Iraqi elite force reaches Mosul Old City riverbank as Islamic State faces defeat

MOSUL, Iraq, (Reuters) – Islamic State militants threw themselves into the Tigris on Sunday, trying to flee the battlefield in Mosul as Iraqi forces reached the riverbank, bringing them to the verge of victory.

After eight months of combat that has left parts of the city in ruins, killed thousands of civilians and displaced nearly one million people, Iraqi officials say they have almost regained full control of Mosul.

The militants have been driven from all but a patch of territory on the western bank of the Tigris bisecting Mosul, where they have staged a last stand in the narrow alleys of the Old City.

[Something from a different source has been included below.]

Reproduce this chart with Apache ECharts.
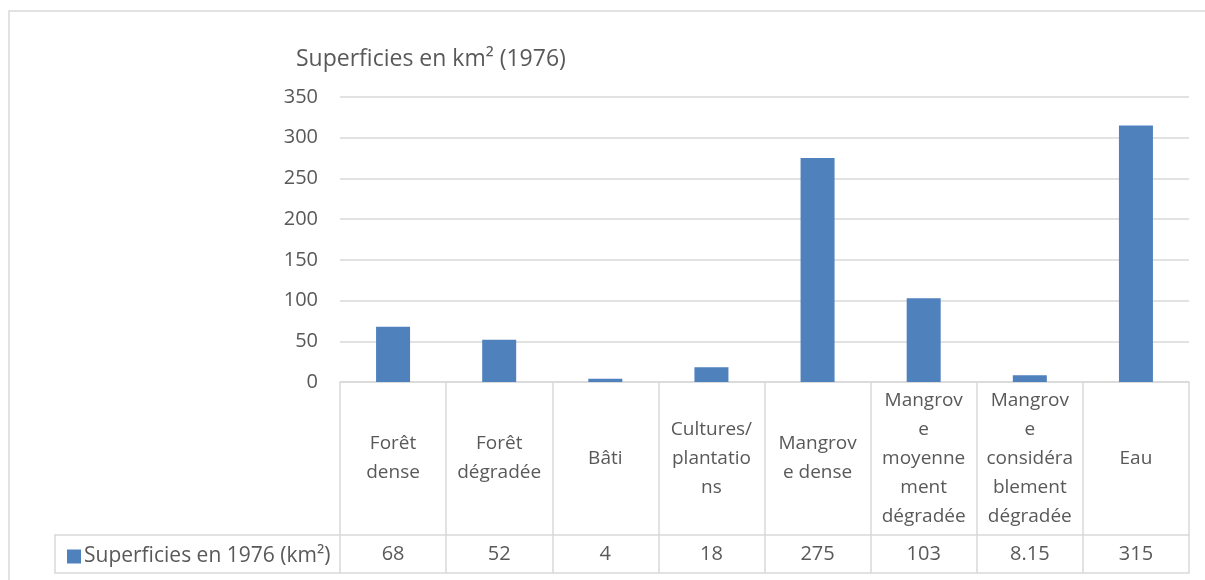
<!DOCTYPE html>
<html>
<head>
<meta charset="utf-8">
<script src="https://cdn.jsdelivr.net/npm/echarts@6/dist/echarts.min.js"></script>
<style>
  html, body { margin: 0; padding: 0; background: #fff; }
  #chart { width: 1205px; height: 580px; }
</style>
</head>
<body>
<div id="chart"></div>
<script>
// Land-cover classes (labels wrap as in the data table)
const categories = [
  'Forêt\ndense',
  'Forêt\ndégradée',
  'Bâti',
  'Cultures/\nplantatio\nns',
  'Mangrov\ne dense',
  'Mangrov\ne\nmoyenne\nment\ndégradée',
  'Mangrov\ne\nconsidéra\nblement\ndégradée',
  'Eau'
];
// Areas in km² for 1976
const areas1976 = [68, 52, 4, 18, 275, 103, 8.15, 315];
const yTicks = { min: 0, max: 350, interval: 50 };
const seriesName = 'Superficies en 1976 (km²)';
const chartTitle = 'Superficies en km² (1976)';

const FONT = 'Open Sans';
const TEXT = '#595959';
const LINE = '#d9d9d9';

// Layout of plot area and the data table under it
const W = 1205, H = 580;
const plotLeft = 340, plotRight = 1189, plotTop = 97, plotBottom = 382;
const rowSplit = 535, tableBottom = 573, legendCellLeft = 55;

const chart = echarts.init(document.getElementById('chart'), null, { renderer: 'canvas' });

chart.setOption({
  animation: false,
  textStyle: { fontFamily: FONT },
  title: {
    text: chartTitle,
    left: 291,
    top: 43,
    textStyle: { fontFamily: FONT, fontSize: 23, fontWeight: 'normal', color: TEXT }
  },
  legend: {
    left: 62,
    top: 541,
    icon: 'rect',
    itemWidth: 14,
    itemHeight: 14,
    itemGap: 4,
    textStyle: { fontFamily: FONT, fontSize: 21, color: TEXT, padding: [0, 0, 0, -2] },
    data: [seriesName]
  },
  grid: {
    left: plotLeft,
    right: W - plotRight,
    top: plotTop,
    bottom: H - plotBottom,
    containLabel: false
  },
  xAxis: [
    {
      type: 'category',
      data: categories,
      position: 'bottom',
      axisLine: { show: true, lineStyle: { color: LINE, width: 1.5 } },
      axisTick: { show: true, length: tableBottom - plotBottom, lineStyle: { color: LINE, width: 1.5 } },
      axisLabel: {
        interval: 0,
        margin: (rowSplit - plotBottom) / 2,
        verticalAlign: 'middle',
        lineHeight: 29,
        fontFamily: FONT,
        fontSize: 19,
        color: TEXT
      }
    },
    {
      type: 'category',
      data: areas1976.map(v => String(v)),
      position: 'bottom',
      offset: rowSplit - plotBottom,
      axisLine: { show: true, lineStyle: { color: LINE, width: 1.5 } },
      axisTick: { show: false },
      axisLabel: {
        interval: 0,
        margin: (tableBottom - rowSplit) / 2,
        verticalAlign: 'middle',
        fontFamily: FONT,
        fontSize: 20,
        color: TEXT
      }
    },
    {
      type: 'category',
      data: categories.map(() => ''),
      position: 'bottom',
      offset: tableBottom - plotBottom,
      axisLine: { show: true, lineStyle: { color: LINE, width: 1.5 } },
      axisTick: { show: false },
      axisLabel: { show: false }
    }
  ],
  yAxis: {
    type: 'value',
    min: yTicks.min,
    max: yTicks.max,
    interval: yTicks.interval,
    axisLine: { show: false },
    axisTick: { show: false },
    axisLabel: { margin: 22, fontFamily: FONT, fontSize: 20, color: TEXT },
    splitLine: { lineStyle: { color: LINE, width: 1.5 } }
  },
  series: [
    {
      name: seriesName,
      type: 'bar',
      xAxisIndex: 0,
      data: areas1976,
      barWidth: 34,
      itemStyle: { color: '#4f81bd' }
    }
  ],
  graphic: [
    // chart frame
    {
      type: 'rect',
      shape: { x: 9, y: 11, width: W + 10, height: H + 10 },
      style: { fill: 'none', stroke: LINE, lineWidth: 1.5 },
      silent: true
    },
    // legend cell of the data table
    {
      type: 'polyline',
      shape: { points: [[plotLeft, rowSplit], [legendCellLeft, rowSplit], [legendCellLeft, tableBottom], [plotLeft, tableBottom]] },
      style: { fill: 'none', stroke: LINE, lineWidth: 1.5 },
      silent: true
    }
  ]
});
</script>
</body>
</html>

Plumes of smoke rose over the Old City on Sunday and the decaying corpses of Islamic State fighters lay in the streets. Scattered bursts of gunfire could be heard and several airstrikes were carried out.

Iraqi military spokesman, Brigadier General Yahya Rasool, told state TV earlier on Sunday that 30 militants had been killed attempting to get away by swimming across the Tigris.

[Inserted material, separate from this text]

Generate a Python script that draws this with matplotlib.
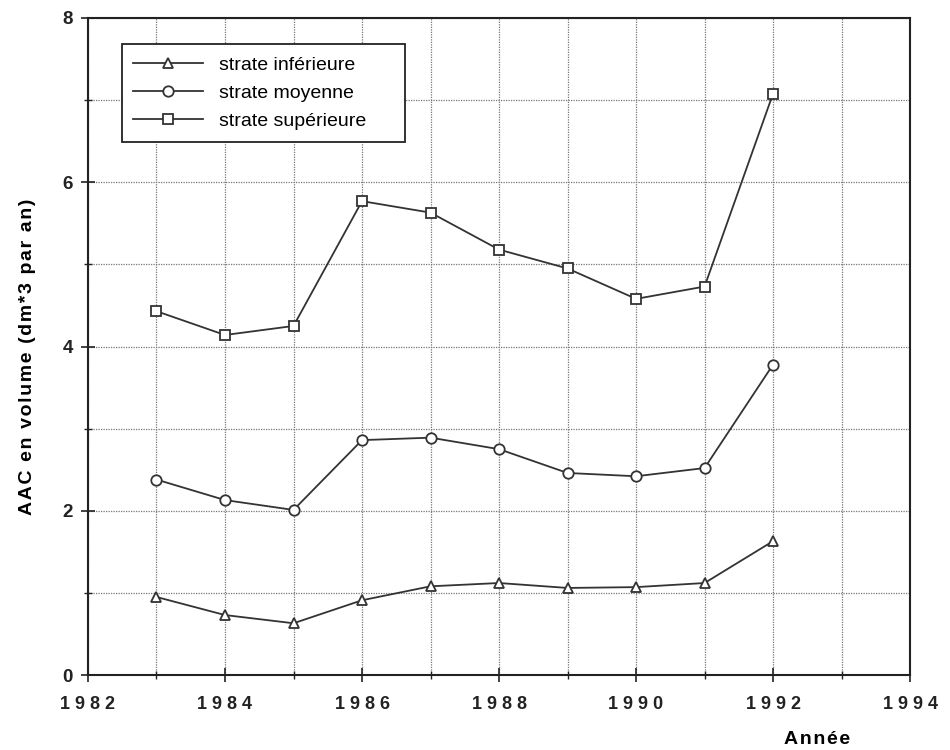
import matplotlib
matplotlib.use("Agg")
import matplotlib.pyplot as plt
from matplotlib.ticker import MultipleLocator

years = [1983, 1984, 1985, 1986, 1987, 1988, 1989, 1990, 1991, 1992]
inferieure = [0.95, 0.73, 0.63, 0.91, 1.08, 1.12, 1.06, 1.07, 1.12, 1.63]
moyenne = [2.38, 2.13, 2.01, 2.86, 2.89, 2.75, 2.46, 2.42, 2.52, 3.78]
superieure = [4.43, 4.14, 4.25, 5.77, 5.63, 5.18, 4.95, 4.58, 4.73, 7.08]
labels = ["strate inférieure", "strate moyenne", "strate supérieure"]
xtick_labels = ["1982", "1984", "1986", "1988", "1990", "1992", "1994"]

plt.rcParams['font.family'] = ['Liberation Sans', 'DejaVu Sans']

def spaced(s, sep="\u200a"):
    return sep.join(s)

fig = plt.figure(figsize=(9.5, 7.5), dpi=100)
ax = fig.add_axes([0.0926, 0.1, 0.8654, 0.876])

c = '#333333'
kw = dict(color=c, linewidth=1.3, markerfacecolor='white', markeredgecolor=c,
          markeredgewidth=1.3)
ax.plot(years, inferieure, marker='^', markersize=7.5, label=labels[0], **kw)
ax.plot(years, moyenne, marker='o', markersize=7.5, label=labels[1], **kw)
ax.plot(years, superieure, marker='s', markersize=7.5, label=labels[2], **kw)

ax.set_xlim(1982, 1994)
ax.set_ylim(0, 8)
ax.xaxis.set_minor_locator(MultipleLocator(1))
ax.yaxis.set_major_locator(MultipleLocator(2))
ax.yaxis.set_minor_locator(MultipleLocator(1))
ax.grid(which='both', color='#777777', linestyle=(0, (1, 1)), linewidth=0.9)
ax.set_axisbelow(True)
ax.tick_params(which='major', direction='inout', length=10, width=1.2, colors='#222222',
               labelsize=13.5, pad=6)
ax.tick_params(axis='x', which='major', pad=10)
ax.tick_params(which='minor', direction='inout', length=6, width=1.0, colors='#222222')
ax.set_xticks([int(v) for v in xtick_labels])
ax.set_xticklabels([" ".join(v) for v in xtick_labels], fontweight='bold', fontsize=13)
for lbl in ax.get_yticklabels():
    lbl.set_fontweight('bold')
for s in ax.spines.values():
    s.set_linewidth(1.5)
    s.set_color('#222222')

ax.set_ylabel(spaced("AAC en volume (dm*3 par an)"), fontsize=14, fontweight='bold')
ax.yaxis.set_label_coords(-0.0636, 0.485)
fig.text(0.86, 0.003, spaced("Année"), fontsize=14, fontweight='bold', ha='center', va='bottom')

leg = ax.legend(loc='upper left', bbox_to_anchor=(0.041, 0.96), fontsize=14,
                frameon=True, fancybox=False, edgecolor='#222222', framealpha=1,
                handlelength=3.6, borderpad=0.6, labelspacing=0.55, handletextpad=0.8,
                borderaxespad=0)
for t in leg.get_texts():
    t.set_text(t.get_text() + "     ")
leg.get_frame().set_linewidth(1.3)

fig.savefig("out.png", dpi=100)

Later, Iraqiya News ran an on-screen headline saying the Counter Terrorism Service (CTS) had raised the Iraqi flag on the Tigris riverbank in the Old City after retaking the Maydan area, and was now advancing toward the Qalayat area.

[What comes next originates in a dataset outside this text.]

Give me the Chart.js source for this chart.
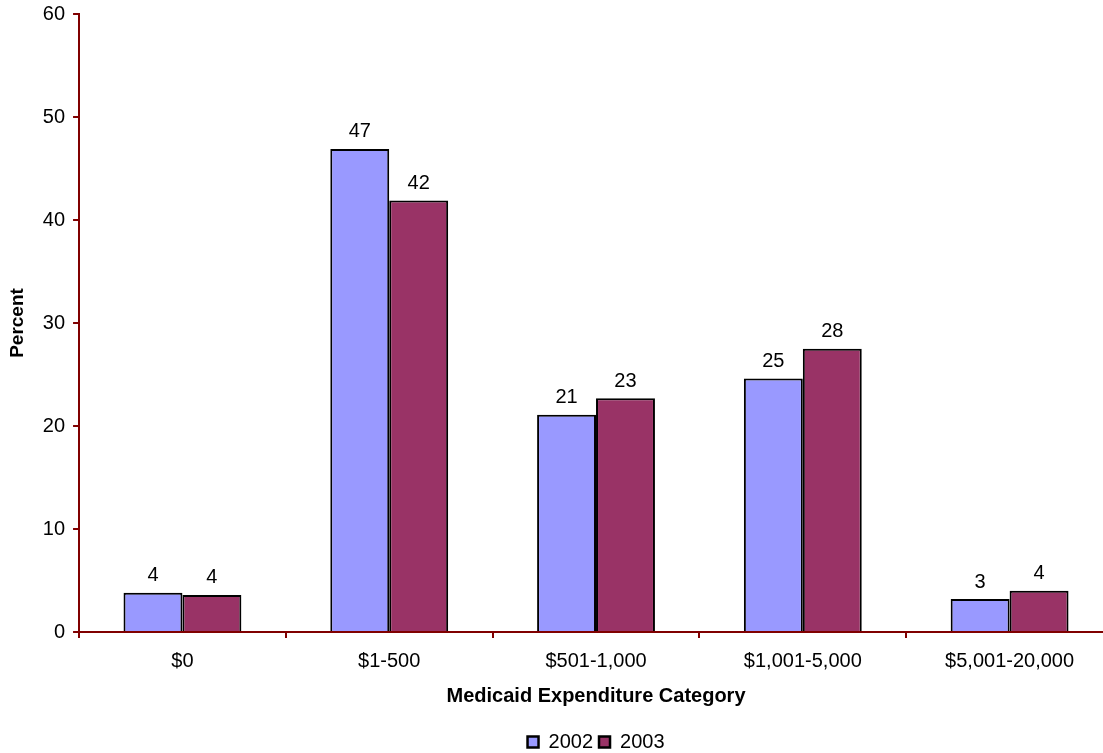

Islamic State vowed on Saturday to “fight to the death” in Mosul.

Cornered in a shrinking area of the city, the militants have resorted to sending women suicide bombers among the thousands of civilians who are emerging from the battlefield wounded, malnourished and fearful.

The battle has also exacted a heavy toll on Iraq’s security forces.

The Iraqi government does not reveal casualty figures, but a funding request from the U.S. Department of Defense said the CTS, which has spearheaded the fight in Mosul, had suffered 40 percent losses.

The United States leads an international coalition that is backing the campaign against Islamic State in Mosul by conducting airstrikes against the militants and assisting troops on the ground.

The Department of Defense has requested $1.269 billion in U.S. budget funds for 2018 to continue supporting Iraqi forces.

Without Mosul – by far the largest city to fall under militant control – Islamic State’s dominion in Iraq will be reduced to mainly rural, desert areas west and south of the city where tens of thousands of people live.

It is almost exactly three years since the ultra-hardline group’s leader Abu Bakr al-Baghdadi proclaimed a “caliphate” spanning Syria and Iraq from the pulpit of the medieval Grand al-Nuri mosque.

Prime Minister Haider al-Abadi declared the end of Islamic State’s “state of falsehood” a week ago, after security forces retook the mosque – although only after retreating militants blew it up.

The United Nations predicts it will cost more than $1 billion to repair basic infrastructure in Mosul. In some of the worst affected areas, almost no buildings appear to have escaped damage and Mosul’s dense construction means the extent of the devastation might be underestimated, U.N. officials said.

The militants are expected to revert to insurgent tactics as they lose territory.

The fall of Mosul also exposes ethnic and sectarian fractures between Arabs and Kurds over disputed territories or between Sunnis and the Shi’ite majority that have plagued Iraq for more than a decade.